## begin Records for the exercise
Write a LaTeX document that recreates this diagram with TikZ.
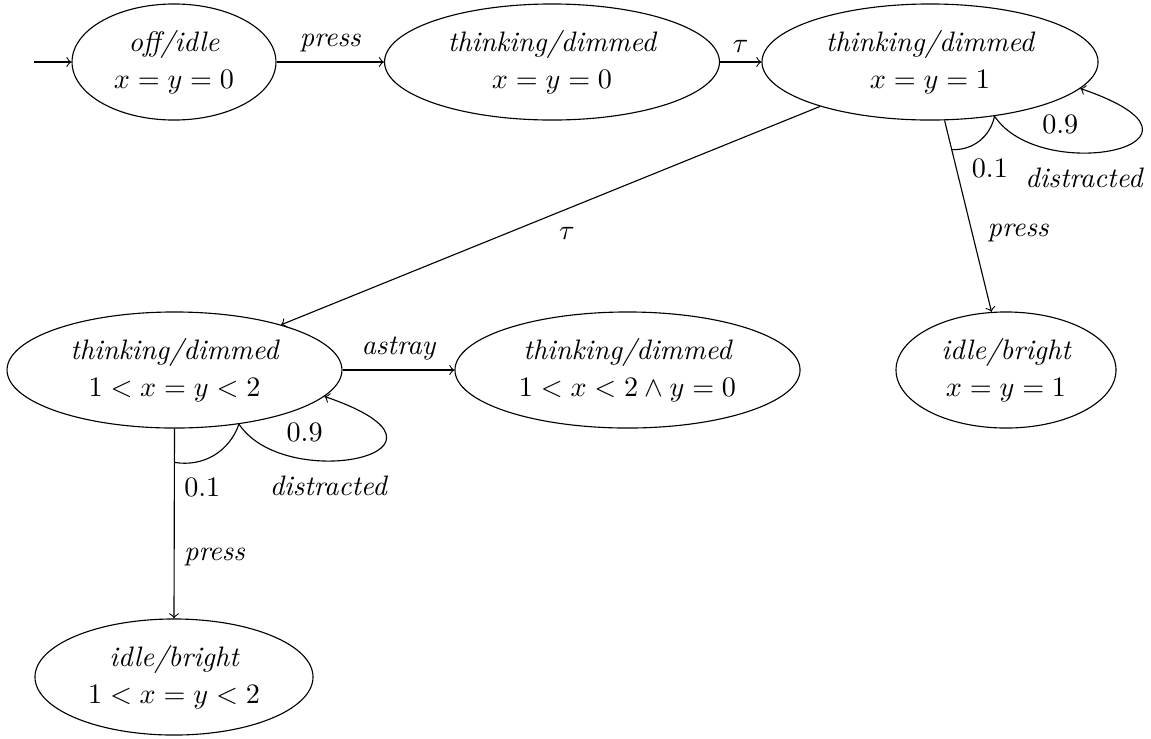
## end Records for the exercise
## begin Records for the exercise
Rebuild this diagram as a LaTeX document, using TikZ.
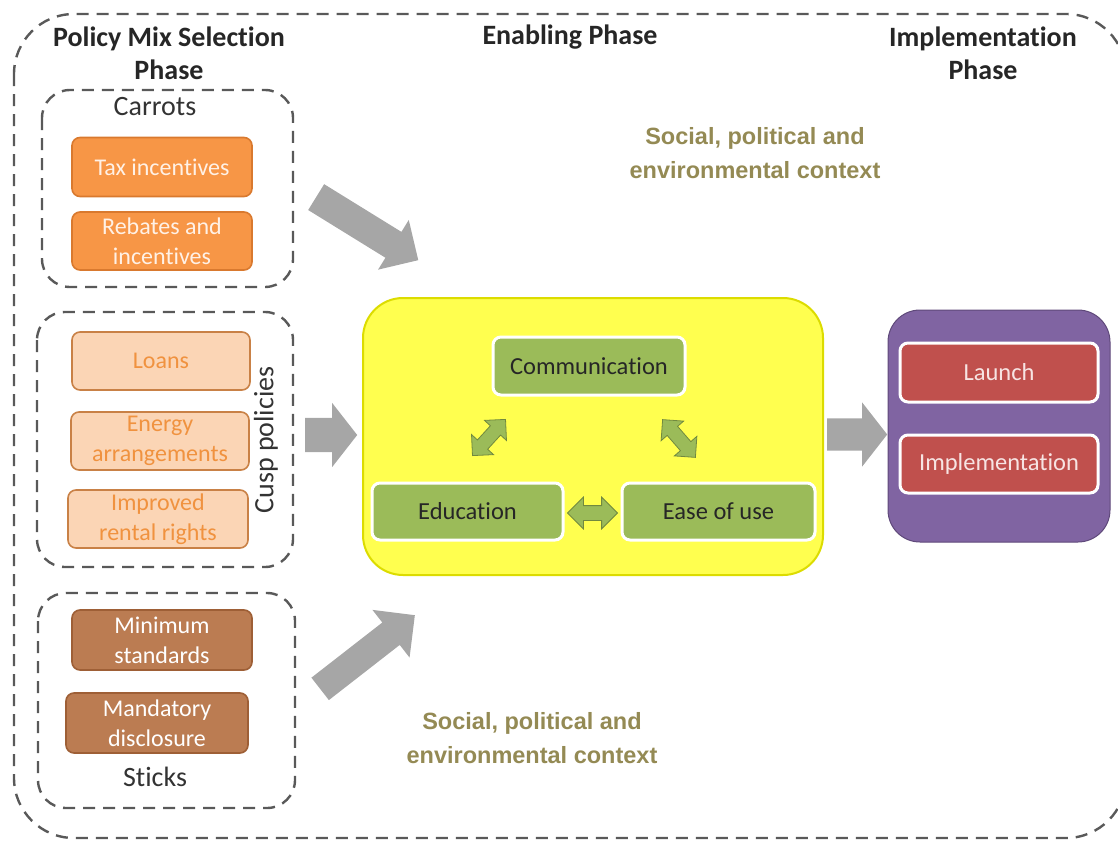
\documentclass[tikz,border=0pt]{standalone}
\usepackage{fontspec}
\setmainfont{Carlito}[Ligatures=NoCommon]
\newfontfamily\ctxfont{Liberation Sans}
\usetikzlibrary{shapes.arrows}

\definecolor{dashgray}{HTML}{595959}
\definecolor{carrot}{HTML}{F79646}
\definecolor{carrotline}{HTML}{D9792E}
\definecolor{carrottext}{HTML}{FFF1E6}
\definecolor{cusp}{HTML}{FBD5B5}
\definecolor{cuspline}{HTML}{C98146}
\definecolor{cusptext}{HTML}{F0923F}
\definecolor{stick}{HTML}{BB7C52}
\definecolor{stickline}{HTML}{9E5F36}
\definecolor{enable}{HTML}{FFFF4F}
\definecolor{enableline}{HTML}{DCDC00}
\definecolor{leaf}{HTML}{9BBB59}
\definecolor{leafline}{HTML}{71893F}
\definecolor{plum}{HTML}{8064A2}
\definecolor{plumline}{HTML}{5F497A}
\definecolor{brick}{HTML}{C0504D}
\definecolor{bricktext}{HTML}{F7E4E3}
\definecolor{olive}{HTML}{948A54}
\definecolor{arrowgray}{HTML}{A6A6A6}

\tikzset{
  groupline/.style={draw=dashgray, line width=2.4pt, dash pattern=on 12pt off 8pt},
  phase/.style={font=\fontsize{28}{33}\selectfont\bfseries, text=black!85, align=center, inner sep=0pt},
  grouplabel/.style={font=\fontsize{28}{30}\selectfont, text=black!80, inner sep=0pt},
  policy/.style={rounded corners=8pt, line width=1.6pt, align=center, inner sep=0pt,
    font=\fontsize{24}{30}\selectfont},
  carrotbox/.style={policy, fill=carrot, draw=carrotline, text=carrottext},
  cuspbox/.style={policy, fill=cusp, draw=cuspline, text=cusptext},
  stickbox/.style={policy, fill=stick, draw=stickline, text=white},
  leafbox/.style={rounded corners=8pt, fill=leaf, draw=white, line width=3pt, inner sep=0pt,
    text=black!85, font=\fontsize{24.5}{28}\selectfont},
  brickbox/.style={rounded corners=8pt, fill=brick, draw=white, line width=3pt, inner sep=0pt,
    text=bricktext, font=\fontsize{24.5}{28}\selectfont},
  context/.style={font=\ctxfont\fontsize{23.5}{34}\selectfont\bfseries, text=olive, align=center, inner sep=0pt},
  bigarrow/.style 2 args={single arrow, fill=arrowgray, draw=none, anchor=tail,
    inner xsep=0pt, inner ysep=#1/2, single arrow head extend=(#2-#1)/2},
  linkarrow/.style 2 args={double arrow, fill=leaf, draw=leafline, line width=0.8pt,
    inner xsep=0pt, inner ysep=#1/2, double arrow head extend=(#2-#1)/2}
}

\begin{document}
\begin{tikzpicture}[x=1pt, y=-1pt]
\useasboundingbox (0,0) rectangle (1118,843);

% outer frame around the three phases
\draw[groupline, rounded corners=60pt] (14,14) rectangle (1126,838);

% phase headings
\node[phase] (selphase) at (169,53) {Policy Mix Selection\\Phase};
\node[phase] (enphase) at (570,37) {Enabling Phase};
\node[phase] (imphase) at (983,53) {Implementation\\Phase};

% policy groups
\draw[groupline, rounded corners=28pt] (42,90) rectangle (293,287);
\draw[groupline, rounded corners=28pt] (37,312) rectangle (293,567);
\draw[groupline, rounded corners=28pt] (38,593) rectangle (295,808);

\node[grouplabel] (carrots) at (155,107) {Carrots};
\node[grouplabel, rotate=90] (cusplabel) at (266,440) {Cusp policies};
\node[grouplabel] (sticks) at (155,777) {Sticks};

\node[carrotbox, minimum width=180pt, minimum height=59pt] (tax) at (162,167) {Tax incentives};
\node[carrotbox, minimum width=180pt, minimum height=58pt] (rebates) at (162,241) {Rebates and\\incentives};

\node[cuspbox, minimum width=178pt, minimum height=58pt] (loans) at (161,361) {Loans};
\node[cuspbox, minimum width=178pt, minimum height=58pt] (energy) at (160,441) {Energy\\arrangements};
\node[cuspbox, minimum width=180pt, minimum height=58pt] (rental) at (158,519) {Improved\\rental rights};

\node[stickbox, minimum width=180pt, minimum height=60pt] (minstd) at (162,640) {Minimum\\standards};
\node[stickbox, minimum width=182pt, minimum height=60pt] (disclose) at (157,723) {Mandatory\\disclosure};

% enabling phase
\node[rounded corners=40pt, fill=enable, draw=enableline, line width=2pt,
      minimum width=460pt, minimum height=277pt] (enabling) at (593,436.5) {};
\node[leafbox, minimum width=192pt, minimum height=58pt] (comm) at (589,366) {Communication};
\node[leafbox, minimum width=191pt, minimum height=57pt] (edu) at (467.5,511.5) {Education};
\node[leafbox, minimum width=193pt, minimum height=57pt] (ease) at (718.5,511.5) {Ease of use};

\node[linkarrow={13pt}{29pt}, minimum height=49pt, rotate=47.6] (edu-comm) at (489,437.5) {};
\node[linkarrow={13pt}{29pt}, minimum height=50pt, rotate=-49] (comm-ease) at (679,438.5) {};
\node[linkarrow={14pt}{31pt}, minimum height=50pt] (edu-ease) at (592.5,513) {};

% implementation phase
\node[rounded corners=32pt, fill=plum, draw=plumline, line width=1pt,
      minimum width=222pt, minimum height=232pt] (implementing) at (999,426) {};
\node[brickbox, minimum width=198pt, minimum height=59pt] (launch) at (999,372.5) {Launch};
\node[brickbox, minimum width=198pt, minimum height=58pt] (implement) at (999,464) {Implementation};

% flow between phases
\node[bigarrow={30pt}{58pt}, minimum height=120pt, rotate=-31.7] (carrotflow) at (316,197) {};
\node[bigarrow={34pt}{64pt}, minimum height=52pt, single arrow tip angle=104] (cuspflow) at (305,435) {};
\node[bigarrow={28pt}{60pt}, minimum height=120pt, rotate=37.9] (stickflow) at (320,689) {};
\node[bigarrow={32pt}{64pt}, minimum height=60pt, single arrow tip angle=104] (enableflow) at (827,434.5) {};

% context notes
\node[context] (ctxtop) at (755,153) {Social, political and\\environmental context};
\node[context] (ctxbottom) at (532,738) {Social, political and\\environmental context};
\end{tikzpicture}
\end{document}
## end Records for the exercise
List every line above that holds the word "LaTeX".

Write a LaTeX document that recreates this diagram with TikZ.
Rebuild this diagram as a LaTeX document, using TikZ.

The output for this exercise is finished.